How to solve a housing crisis’

In the wake of the growing global “Crisisification” of housing, it isn’t just indigenous people that are facing the issue.

Housing on reserve seems to have always been scarce, especially when Six Nations has the largest index of band members in Canada (upwards of 25k). We can also take into account all fo the land that isn’t developed and may never be, and all of the land that is disputed. This pushes many to find housing off-reserve, where they are just like a Canadian to the housing market.

But if so many people are affected by the crisis, why does the problem appear to be resisting resolution?

Let’s break it down.

We can frame the issue by looking at dominant aspects such as poor land supply, inefficient planning, and housing affordability.

Then we can decrease by looking at the subordinate aspects such as wages and income, immigration, migration, private rental market and security of tenancy.

Then we can see the episodic aspects such as the quality of the home, spacial or regional perspectives, and foreign ownership and investment in housing.

Thus, the various aspects show that there is not just a housing crisis by itself, but that there may be a supply crisis, a demand crisis, a quality crisis, a distribution crisis, a credit crisis, a rental crisis, and so on depending on the location.

Average housing prices have grown by 80 percent Canada-wide since their lows in the winter of 2009, and more than doubled in Vancouver and Toronto.

This is because housing prices in Canada have been driven higher largely by land appreciation; it is not uncommon in major cities for the structures built on land to comprise just a small sliver of the value of a property. For example, between 2007 and 2018 real estate in British Columbia doubled in value, appreciating by nearly $1 trillion in inflation-adjusted terms, the vast majority of that a result of higher land values.

Meanwhile, as real estate prices have exploded, between 2008 and 2017, the nominal median wage has gone up 22 percent Canada-wide and 20 percent in both Ontario and B.C. Adjusted for inflation this is considerably less than one percentage point per year in real growth.

In Alberta, it was recently reported that Cenovus, a Canadian integrated oil and natural gas company headquartered in Calgary, wants to help address the Indigenous housing crisis in northern Alberta.

The project aims to provide roughly 200 new homes as well as jobs and training opportunities to the indigenous sector of the area.

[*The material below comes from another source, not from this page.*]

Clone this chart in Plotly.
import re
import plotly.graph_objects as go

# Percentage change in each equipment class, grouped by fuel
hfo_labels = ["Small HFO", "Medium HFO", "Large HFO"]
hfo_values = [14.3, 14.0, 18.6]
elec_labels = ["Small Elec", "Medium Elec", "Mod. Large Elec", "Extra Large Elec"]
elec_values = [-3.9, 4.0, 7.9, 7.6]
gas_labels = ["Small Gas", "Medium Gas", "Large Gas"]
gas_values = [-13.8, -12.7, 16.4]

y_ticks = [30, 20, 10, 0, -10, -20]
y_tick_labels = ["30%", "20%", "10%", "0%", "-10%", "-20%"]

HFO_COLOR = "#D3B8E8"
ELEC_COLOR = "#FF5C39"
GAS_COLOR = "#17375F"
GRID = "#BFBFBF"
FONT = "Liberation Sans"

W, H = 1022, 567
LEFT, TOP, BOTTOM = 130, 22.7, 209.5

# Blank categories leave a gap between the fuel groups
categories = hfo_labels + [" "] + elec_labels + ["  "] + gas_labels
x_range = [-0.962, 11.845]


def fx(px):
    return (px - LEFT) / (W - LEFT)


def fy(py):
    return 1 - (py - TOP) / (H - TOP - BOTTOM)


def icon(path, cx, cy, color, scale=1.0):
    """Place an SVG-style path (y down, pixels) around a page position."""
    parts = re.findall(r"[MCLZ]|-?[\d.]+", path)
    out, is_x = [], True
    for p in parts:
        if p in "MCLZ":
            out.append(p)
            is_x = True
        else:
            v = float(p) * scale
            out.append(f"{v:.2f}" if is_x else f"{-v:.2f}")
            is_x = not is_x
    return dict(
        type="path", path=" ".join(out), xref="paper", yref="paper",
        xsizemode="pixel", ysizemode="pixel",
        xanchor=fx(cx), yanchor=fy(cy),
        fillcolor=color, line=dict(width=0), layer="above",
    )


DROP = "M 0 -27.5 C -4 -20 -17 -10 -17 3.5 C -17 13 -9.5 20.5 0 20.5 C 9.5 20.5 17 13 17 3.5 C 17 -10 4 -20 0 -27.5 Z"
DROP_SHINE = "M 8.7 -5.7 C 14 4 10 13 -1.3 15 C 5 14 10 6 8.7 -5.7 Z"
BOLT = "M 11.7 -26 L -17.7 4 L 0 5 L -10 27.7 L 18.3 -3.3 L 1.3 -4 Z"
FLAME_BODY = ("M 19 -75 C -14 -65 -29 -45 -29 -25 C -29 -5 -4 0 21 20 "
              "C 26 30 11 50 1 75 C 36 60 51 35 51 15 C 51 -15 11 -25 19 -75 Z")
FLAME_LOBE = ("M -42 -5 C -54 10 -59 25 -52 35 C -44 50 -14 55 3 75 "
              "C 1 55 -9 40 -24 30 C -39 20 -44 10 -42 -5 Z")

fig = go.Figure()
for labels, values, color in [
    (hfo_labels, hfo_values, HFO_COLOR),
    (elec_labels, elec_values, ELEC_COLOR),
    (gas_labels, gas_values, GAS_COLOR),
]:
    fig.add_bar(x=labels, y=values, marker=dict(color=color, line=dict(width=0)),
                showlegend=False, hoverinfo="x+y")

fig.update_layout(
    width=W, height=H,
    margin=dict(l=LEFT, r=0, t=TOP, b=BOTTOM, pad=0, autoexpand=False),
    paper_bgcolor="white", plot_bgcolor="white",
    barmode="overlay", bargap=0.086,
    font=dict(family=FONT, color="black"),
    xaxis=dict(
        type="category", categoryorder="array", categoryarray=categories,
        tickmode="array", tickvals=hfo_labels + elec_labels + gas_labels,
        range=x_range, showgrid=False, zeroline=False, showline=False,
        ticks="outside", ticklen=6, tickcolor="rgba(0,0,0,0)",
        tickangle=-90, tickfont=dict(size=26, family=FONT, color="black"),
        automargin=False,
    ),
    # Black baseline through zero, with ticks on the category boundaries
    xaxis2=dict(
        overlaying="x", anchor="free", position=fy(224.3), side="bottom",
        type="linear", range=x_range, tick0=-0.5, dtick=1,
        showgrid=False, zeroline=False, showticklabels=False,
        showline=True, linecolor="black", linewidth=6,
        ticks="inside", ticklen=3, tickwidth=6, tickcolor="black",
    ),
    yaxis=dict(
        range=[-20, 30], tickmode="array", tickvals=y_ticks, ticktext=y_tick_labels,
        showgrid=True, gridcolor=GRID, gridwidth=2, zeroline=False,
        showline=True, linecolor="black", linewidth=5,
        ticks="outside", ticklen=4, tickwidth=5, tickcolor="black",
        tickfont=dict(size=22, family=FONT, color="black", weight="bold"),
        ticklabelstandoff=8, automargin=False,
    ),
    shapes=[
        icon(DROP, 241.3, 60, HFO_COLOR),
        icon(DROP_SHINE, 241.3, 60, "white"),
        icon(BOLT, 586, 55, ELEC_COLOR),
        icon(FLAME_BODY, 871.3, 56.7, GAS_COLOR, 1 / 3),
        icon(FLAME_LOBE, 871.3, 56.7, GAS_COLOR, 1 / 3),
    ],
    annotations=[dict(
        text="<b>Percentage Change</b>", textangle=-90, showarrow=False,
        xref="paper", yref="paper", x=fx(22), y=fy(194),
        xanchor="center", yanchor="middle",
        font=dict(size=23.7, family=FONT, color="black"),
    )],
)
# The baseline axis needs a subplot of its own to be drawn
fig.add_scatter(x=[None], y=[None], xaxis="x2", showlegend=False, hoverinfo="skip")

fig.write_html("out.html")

Cenovus is thus committing $10 million per year for five years to build much-needed new homes in six First Nations and Métis communities closest to its oil sands operations in northern Alberta, with the potential to extend the project to 10 years. The company “sees this initiative as an important way to contribute to reconciliation with Indigenous peoples.”

Not all of us have access to the charity of a multi-million dollar company, however. But the issue can be fixed for everyone in Canada with a few tools, and these two are probably the brightest:

To start, Canada would need to end exclusive zoning in cities.

Canada can carefully dismantle the system of exclusion that maintains a false scarcity of land and keeps significant portions of cities off-limits to renters and workers.

This includes suburbs and is an idea that urban planners and Canada’s developers are getting behind because unlike other parts of a city, suburbs are inflexible. Strict zoning means that, while urban areas can transform to serve new purposes as cities change, suburbs stay the same. The solution then is to de-zone the suburbs and allow the construction of townhomes and low-rise apartment buildings.

Next comes the direct provision of non-market housing.

The public sector should be an aggressive “builder of first resort” that embarks on a massive build-out of high-quality, democratic, non-market housing that the poor, working and middle classes can afford.

Direct publicly provided housing, private non-profit housing, co-ops, and community land trusts are all good options. Not only would a rapid build-out eliminate some of the current stigmas around social housing, but it would also directly challenge both the primacy of the market and the prices it currently sets. And it would pay for itself in the long run, courtesy of the joint magic of state-backed credit, existing public urban land, and cross-subsidization.

Part of what made homeownership affordable in Canada in the post-war boom years was the construction of large-scale community housing projects, financed by taxpayers.

If Canada wanted to, the country could also cut immigration levels to reduce population growth and allow the housing supply to catch up.